There was this pledging session for a church project. The fund raiser was trying to drum up support and was motivating those present to give. He has primed some people to publicly pledge sizable amounts, in the hope that others may follow. The pledges came slowly. People were not being motivated. Finally somebody from the silent majority stood up to offer a suggestion. Why not have a secret pledging? Each one takes a piece of paper and writes on it the amount he wants to donate. This way people will not feel they are in a bidding contest. This will also give the poorer people an opportunity to share without being embarrased. The suggestion was approved. The pledges were added up and it went beyond the expectations of the organizers.

Action starter: Are you a stagnant pool or a bubbling brook? Share.

Many people are willing to give even from the scarce resources that they have. They do not even want others to know about it. The readings this Sunday tell of the generosity of the widow of Zarephath who fed the prophet Elijah and that of the widow who gave her precious coins into the temple treasury. The words of Jesus summarize this, “Amen, I say to you, this poor widow put in more than all the other contributors to the treasury.
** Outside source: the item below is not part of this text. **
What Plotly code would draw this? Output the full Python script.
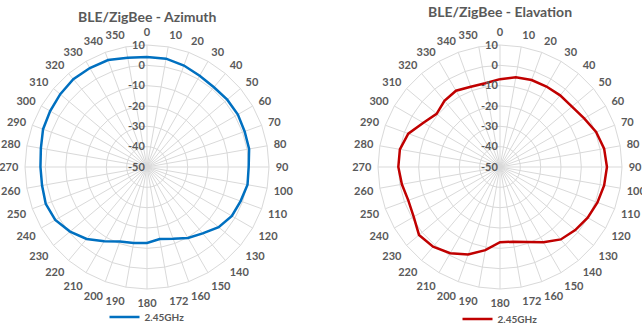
import plotly.graph_objects as go

categories = ["0", "10", "20", "30", "40", "50", "60", "70", "80", "90",
              "100", "110", "120", "130", "140", "150", "160", "172", "180",
              "190", "200", "210", "220", "230", "240", "250", "260", "270",
              "280", "290", "300", "310", "320", "330", "340", "350"]

azimuth_245 = [4.1, 4.1, 3.1, 1.8, 1.2, 1.5, 1.6, 1.1, 1.0, 0.0,
               0.2, -1.0, -1.8, -4.0, -7.4, -9.7, -12.4, -14.0, -12.6,
               -12.0, -11.0, -7.9, -3.8, -0.6, 2.1, 3.0, 2.4, 2.4,
               3.0, 4.4, 5.0, 5.7, 6.4, 6.2, 6.0, 4.6]

elevation_245 = [-6.8, -5.2, -4.5, -4.3, -4.0, -3.8, -2.2, 0.3, 2.0, 2.6,
                 2.0, 1.0, -0.2, -1.7, -3.5, -7.3, -10.7, -12.7, -13.0,
                 -8.5, -4.2, -1.0, 1.2, 2.0, -1.0, -2.0, -1.0, 0.0,
                 0.0, -2.0, -6.5, -9.3, -7.5, -6.7, -8.0, -8.2]

radial_ticks = [-50, -40, -30, -20, -10, 0, 10]

titles = ["BLE/ZigBee - Azimuth", "BLE/ZigBee - Elavation"]
series_name = "2.45GHz"
colors = ["#0070C0", "#C00000"]

TXT = "#595959"
GRID = "#D9D9D9"
FONT = "Lato, 'Open Sans', sans-serif"

fig = go.Figure()

for i, (vals, key, leg) in enumerate([(azimuth_245, "polar", "legend"),
                                      (elevation_245, "polar2", "legend2")]):
    fig.add_trace(go.Scatterpolar(
        r=vals + vals[:1],
        theta=categories + categories[:1],
        mode="lines",
        line=dict(color=colors[i], width=2.5),
        name=series_name,
        subplot=key,
        legend=leg,
        showlegend=True,
        hoverinfo="skip",
    ))

W, H = 642, 325
R = 122
centers = [(147, 167), (500, 167)]


def polar_layout(cx, cy):
    return dict(
        domain=dict(x=[(cx - R) / W, (cx + R) / W],
                    y=[(H - cy - R) / H, (H - cy + R) / H]),
        bgcolor="white",
        gridshape="linear",
        angularaxis=dict(
            type="category",
            categoryorder="array",
            categoryarray=categories,
            direction="clockwise",
            rotation=90,
            showline=True,
            linecolor=GRID,
            linewidth=1,
            gridcolor=GRID,
            gridwidth=1,
            ticks="outside",
            ticklen=4,
            tickcolor="rgba(0,0,0,0)",
            tickfont=dict(family=FONT, size=11, color=TXT, weight="bold"),
        ),
        radialaxis=dict(
            range=[-50, 10],
            tickvals=radial_ticks,
            ticktext=[str(v) for v in radial_ticks],
            ticksuffix="\u2002" * 7,
            angle=90,
            side="counterclockwise",
            tickangle=90,
            showline=False,
            ticks="",
            gridcolor=GRID,
            gridwidth=1,
            tickfont=dict(family=FONT, size=11, color=TXT, weight="bold"),
        ),
    )


fig.update_layout(
    width=W, height=H,
    margin=dict(l=0, r=0, t=0, b=0, autoexpand=False),
    paper_bgcolor="white",
    plot_bgcolor="white",
    polar=polar_layout(*centers[0]),
    polar2=polar_layout(*centers[1]),
    legend=dict(orientation="h", x=147 / W, xanchor="center",
                y=(H - 317) / H, yanchor="middle",
                font=dict(family=FONT, size=10, color=TXT, weight="bold"),
                itemwidth=30, bgcolor="rgba(0,0,0,0)"),
    legend2=dict(orientation="h", x=500 / W, xanchor="center",
                 y=(H - 319) / H, yanchor="middle",
                 font=dict(family=FONT, size=10, color=TXT, weight="bold"),
                 itemwidth=30, bgcolor="rgba(0,0,0,0)"),
    annotations=[
        dict(text=titles[0], x=147 / W, y=(H - 17) / H, xref="paper", yref="paper",
             showarrow=False, xanchor="center", yanchor="middle",
             font=dict(family=FONT, size=14, color=TXT, weight="bold")),
        dict(text=titles[1], x=500 / W, y=(H - 11) / H, xref="paper", yref="paper",
             showarrow=False, xanchor="center", yanchor="middle",
             font=dict(family=FONT, size=14, color=TXT, weight="bold")),
    ],
)

fig.write_html(
    "out.html",
    config={"displayModeBar": False},
    post_script="document.body.style.margin='0px';document.body.style.overflow='hidden';",
)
For they have all contributed from their surplus wealth, but she, from her poverty, has contributed all she had, her whole livelihood.” (Mk.12:44)

If we examine the dynamics of giving we may be able to identify the essential characteristic of the act. If one takes away from the act of giving such extraneous motives as reward for one’s generosity, recognition by the public, or even the satisfaction of hearing the expressed gratefulness of the receiver what is left? Giving for the sake of sharing. Giving as an expression of one’s solidarity with others. Giving for the sake of the other.

One gives because he wants to share what he has, whether it is from his surplus or his last penny. Of course, as the Lord Jesus emphasized, the best expression of giving is when it is done to the point that one even shares from his needs. The joy of giving comes as an indirect result, a by-product of the act.

Some people are more generous than others. There are people who could hardly part with whatever they consider their wealth. One famous miser and millionaire preferred to use newspapers for her underclothes and eat only the cheapest food. Other people give for the satisfaction of being appreciated and recognized. Remember the times we had our pictures taken when we donate something?

Nature shows us the way. A well that is unused becomes stagnant. A well from which water is often drawn remains fresh.